According to Axis Direct, DCB Bank is well-positioned to deliver a steady improvement in profitability. They project a Return on Assets (RoA) of approximately 1 percent and a Return on Equity (RoE) between 13.5-14.5 percent over the fiscal years 2027-2028 (FY27-28E). This growth is expected to be driven by healthy high-teen credit expansion, particularly in mortgages, MSME lending, and agri-linked financing.

The brokerage also anticipates stability in the bank's Net Interest Margin (NIM) at around 3.4 percent, supported by a gradual strengthening of its liability franchise and a focused approach to optimizing the cost of funds (CoF). Controlled credit costs and disciplined expense management are further expected to contribute to consistent earnings growth. DCB Bank is currently trading at 0.8x its FY28E Book Value, according to Axis Direct's analysis.

Eternal Ltd: Consolidation Nearing Maturity, Uptrend Expected

Bajaj Broking has turned its attention to Eternal Ltd, projecting the stock to move towards the Rs 290 level in the coming months, with an expected timeframe of six months. The analysis indicates that Eternal shares have been consolidating within the Rs 235-265 range over the past nine weeks, a phase that Bajaj Broking believes is nearing its completion.

The brokerage identifies immediate support for Eternal around Rs 235-240, which corresponds to recent lows and a key retracement level.
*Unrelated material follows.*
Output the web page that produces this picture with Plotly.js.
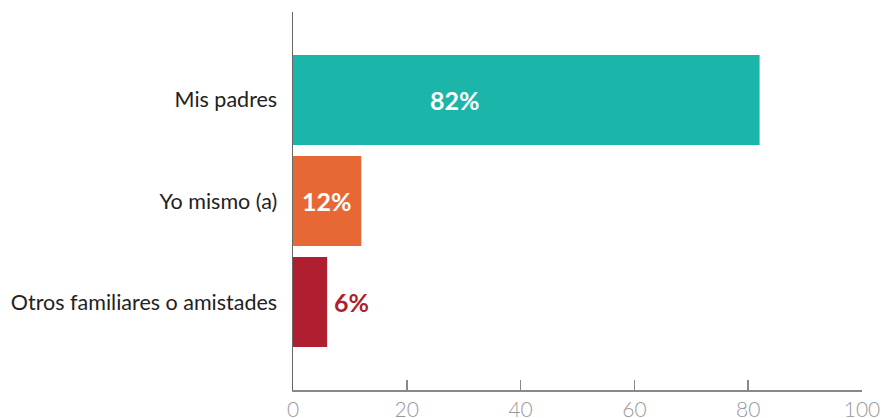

The anticipated move to Rs 290 represents a 50 percent retracement of a previous decline from Rs 368 to Rs 213, aligning with the implied target from the recent consolidation range.

Adding to the bullish outlook, Bajaj Broking notes that the daily Moving Average Convergence Divergence (MACD) has generated a buy signal, crossing above its 9-period average and sustaining this position. This technical indicator suggests improving momentum and reinforces the positive bias for Eternal's stock performance.

Disclaimer: This article provides stock market news for informational purposes only and should not be construed as investment advice. Readers are encouraged to consult with a qualified financial advisor before making any investment decisions.